EXERCISE -
Transcribe the lines below verbatim, skipping the images.

SOURCE DATA -
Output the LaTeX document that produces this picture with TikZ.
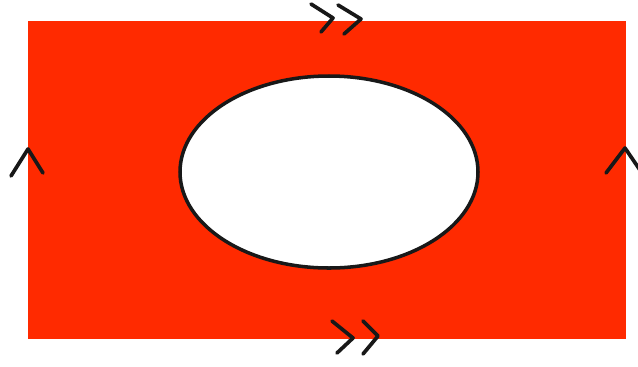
\documentclass[tikz,border=0pt]{standalone}
\usepackage{tikz}
\usetikzlibrary{shapes.geometric}
\usepackage{xcolor}
\definecolor{SheetRed}{HTML}{FF2A00}
\definecolor{EdgeInk}{HTML}{181818}

\begin{document}
\begin{tikzpicture}[x=0.02cm, y=-0.02cm,
    sheet/.style={fill=SheetRed, draw=none},
    hole/.style={ellipse, draw=EdgeInk, fill=white, line width=2pt, minimum width=298*0.02cm, minimum height=192*0.02cm, inner sep=0pt},
    chev/.style={draw=EdgeInk, line width=2.1pt, line cap=round, line join=round}
  ]
    \useasboundingbox (0,0) rectangle (638,366);
    \fill[sheet] (28,21) rectangle (626,339);
    \node[hole] (hole) at (329,172) {};

    % glued edges
    \draw[chev] (311,4) -- (333,18) -- (321,32);
    \draw[chev] (338,5) -- (361,19) -- (344,34);
    \draw[chev] (332,321) -- (353,338) -- (337,353);
    \draw[chev] (363,321) -- (378,336) -- (363,354);
    \draw[chev] (11,176) -- (28,149) -- (43,173);
    \draw[chev] (606,173) -- (625,148) -- (642,173);
  \end{tikzpicture}
\end{document}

TASK OUTPUT -
Output the LaTeX document that produces this picture with TikZ.
\documentclass[tikz,border=0pt]{standalone}
\usepackage{tikz}
\usetikzlibrary{shapes.geometric}
\usepackage{xcolor}
\definecolor{SheetRed}{HTML}{FF2A00}
\definecolor{EdgeInk}{HTML}{181818}

\begin{document}
\begin{tikzpicture}[x=0.02cm, y=-0.02cm,
    sheet/.style={fill=SheetRed, draw=none},
    hole/.style={ellipse, draw=EdgeInk, fill=white, line width=2pt, minimum width=298*0.02cm, minimum height=192*0.02cm, inner sep=0pt},
    chev/.style={draw=EdgeInk, line width=2.1pt, line cap=round, line join=round}
  ]
    \useasboundingbox (0,0) rectangle (638,366);
    \fill[sheet] (28,21) rectangle (626,339);
    \node[hole] (hole) at (329,172) {};

    % glued edges
    \draw[chev] (311,4) -- (333,18) -- (321,32);
    \draw[chev] (338,5) -- (361,19) -- (344,34);
    \draw[chev] (332,321) -- (353,338) -- (337,353);
    \draw[chev] (363,321) -- (378,336) -- (363,354);
    \draw[chev] (11,176) -- (28,149) -- (43,173);
    \draw[chev] (606,173) -- (625,148) -- (642,173);
  \end{tikzpicture}
\end{document}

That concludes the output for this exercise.